In the email, Haaven said, "I had no physical sickness, only the mental anguish that tormented me for days, weeks, on end.”

After being discharged from the hospital, Haaven said he remembers the next few weeks were spent sleeping, waking only for brief moments.

“When I would wake up, it felt like I was in a tunnel, of sorts. No walls, ceiling, nothing that I could touch, feel or smell,” he said. “I couldn’t wait to go back to sleep. It would be so comforting for me just to roll over, go back to sleep and never wake up.”

Haaven said he later found out that he expressed his wishes — of never waking up — to some of his five daughters.

“When they told Bonnie what my wishes were, she lit into me with both barrels blazing and in no uncertain terms said that was not going to happen,” he said. “I can recall her shouting at me and after 67 years of marriage, I’ve obviously learned to do as she says.”

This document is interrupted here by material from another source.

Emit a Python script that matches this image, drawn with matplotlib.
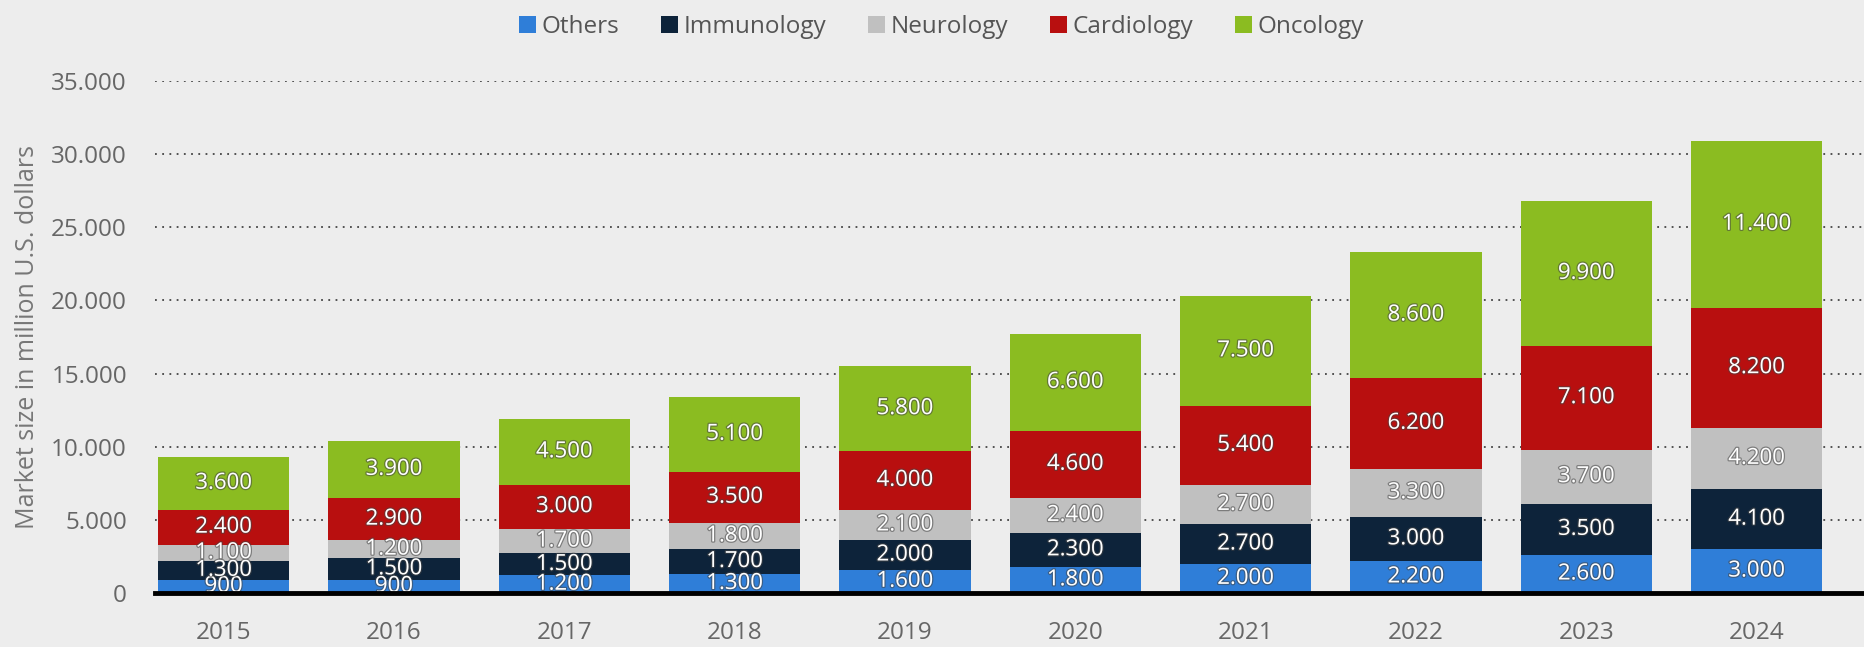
import matplotlib.pyplot as plt
import matplotlib.patheffects as pe
import numpy as np

years = ['2015', '2016', '2017', '2018', '2019', '2020', '2021', '2022', '2023', '2024']
others = [900, 900, 1200, 1300, 1600, 1800, 2000, 2200, 2600, 3000]
immunology = [1300, 1500, 1500, 1700, 2000, 2300, 2700, 3000, 3500, 4100]
neurology = [1100, 1200, 1700, 1800, 2100, 2400, 2700, 3300, 3700, 4200]
cardiology = [2400, 2900, 3000, 3500, 4000, 4600, 5400, 6200, 7100, 8200]
oncology = [3600, 3900, 4500, 5100, 5800, 6600, 7500, 8600, 9900, 11400]

series = [
    ('Others', others, '#2f7ed8'),
    ('Immunology', immunology, '#0d233a'),
    ('Neurology', neurology, '#c0c0c0'),
    ('Cardiology', cardiology, '#b80f0f'),
    ('Oncology', oncology, '#8bbc21'),
]

plt.rcParams['font.family'] = ['Open Sans', 'DejaVu Sans']

bg = '#ededed'
fig = plt.figure(figsize=(18.64, 6.47), dpi=100, facecolor=bg)
ax = fig.add_axes([0.083, 0.0835, 0.917, 0.7915])
ax.set_facecolor(bg)

x = np.arange(len(years))
bottom = np.zeros(len(years))
handles = []
for name, vals, color in series:
    vals = np.array(vals)
    bars = ax.bar(x, vals, 0.77, bottom=bottom, color=color, zorder=3, label=name)
    handles.append(bars)
    for xi, b, v in zip(x, bottom, vals):
        ax.text(xi, b + v / 2, f'{v:,}'.replace(',', '.'), ha='center', va='center',
                fontsize=16, color='white', zorder=4,
                path_effects=[pe.withStroke(linewidth=1.8, foreground='#444444', alpha=0.55)])
    bottom = bottom + vals

ax.set_xlim(-0.405, 9.63)
ax.set_ylim(0, 35000)
ax.set_yticks(range(0, 35001, 5000))
ax.set_yticklabels([f'{v:,}'.replace(',', '.') for v in range(0, 35001, 5000)])
ax.set_xticks(x)
ax.set_xticklabels(years)
ax.tick_params(axis='both', length=0, labelsize=17.5, colors='#666666')
ax.tick_params(axis='y', pad=20)
ax.tick_params(axis='x', pad=20)
ax.yaxis.grid(True, linestyle=(0, (1, 3)), color='#444444', linewidth=1.3, zorder=1)
for s in ax.spines.values():
    s.set_visible(False)
ax.axhline(0, color='black', linewidth=3.5, zorder=5, clip_on=False)

ax.set_ylabel('Market size in million U.S. dollars', fontsize=18, color='#777777', labelpad=8)

leg = fig.legend(handles=handles, loc='upper center', bbox_to_anchor=(0.505, 1.01), ncol=5,
                 frameon=False, fontsize=17.5, handlelength=0.7, handleheight=0.7,
                 handletextpad=0.25, columnspacing=1.7)
for t in leg.get_texts():
    t.set_color('#555555')

fig.savefig('out.png', dpi=100, facecolor=bg)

Jon Haaven of Alexandria is pictured with his wife of 67 years, Bonnie, while they were in Arizona last year. (Contributed)
Jon Haaven of Alexandria is pictured with his wife of 67 years, Bonnie, while they were in Arizona last year. (Contributed)

It was a day or two later, he says, that his depression began to lift and he was finally back on the road to recovery.

On Jan. 28, Haaven, a self-proclaimed private man, sent out an email to his family and friends saying that "the worst is over. I feel good, eating well ... I do have oxygen available in the house and if I get too active, and the level happens to drop below 90, I’ll use it.."

In the email, he continued:

“COVID-19 is an insidious disease and I can relate to the alarming percentage of older patients who just don’t survive. Interestingly, in my case, it wasn’t just knowing you had the virus, but also quite aware that you are among the high risk people who had little chance of survival.

“I fell into rather deep depression and just wanted to go to sleep and not wake up. I remember being disappointed and truly frustrated when I kept doing so. But I wanted to send my love to Bonnie, the girls and all before slipping away permanently so I occupied my awake time writing my farewell using my phone’s email. After several days I finished writing, but did not ‘send.’

“Every wakeup for the next several days, the first option I had was to send the email. All I had to do was push the button. What kept me from doing so? I was lucky. Unlike the others in my situation, I had the family with me 24-7.

“Bonnie tested positive for the virus right in the middle of all this ... Bonnie never did get sick, however, and she quickly resumed all of her activities. She was back, strong as ever.

“My family was an important and positive influence in my struggle to combat my depression. Eventually, my morbid thoughts of ‘all I want to do is fall asleep and not wake up’ faded away. I didn’t overcome and defeat my depression on my own. I remember being so thankful that I never did hit the ‘send’ button. Had I done so I know I would have fallen asleep for the last time."

Now, Haaven is nearly back to normal and said that he has no lingering signs of depression.

He hasn’t been outside his home since mid-December, despite having just bought a new vehicle. He said he is looking forward to driving it one day.

Haaven also said he doesn’t know how he contracted the virus. It could have been from family members who had mild cases of COVID-19. When it became essential, he said he was a “fervent mask-wearer and did all the right things.”

If there is a lesson to be learned from his experience, he said, it’s that COVID-19 is beatable, even in the mental capacity that he dealt with.

“Just don’t give up, as I wanted to do,” he said. “I kept thinking tomorrow may be a better day. And it was!”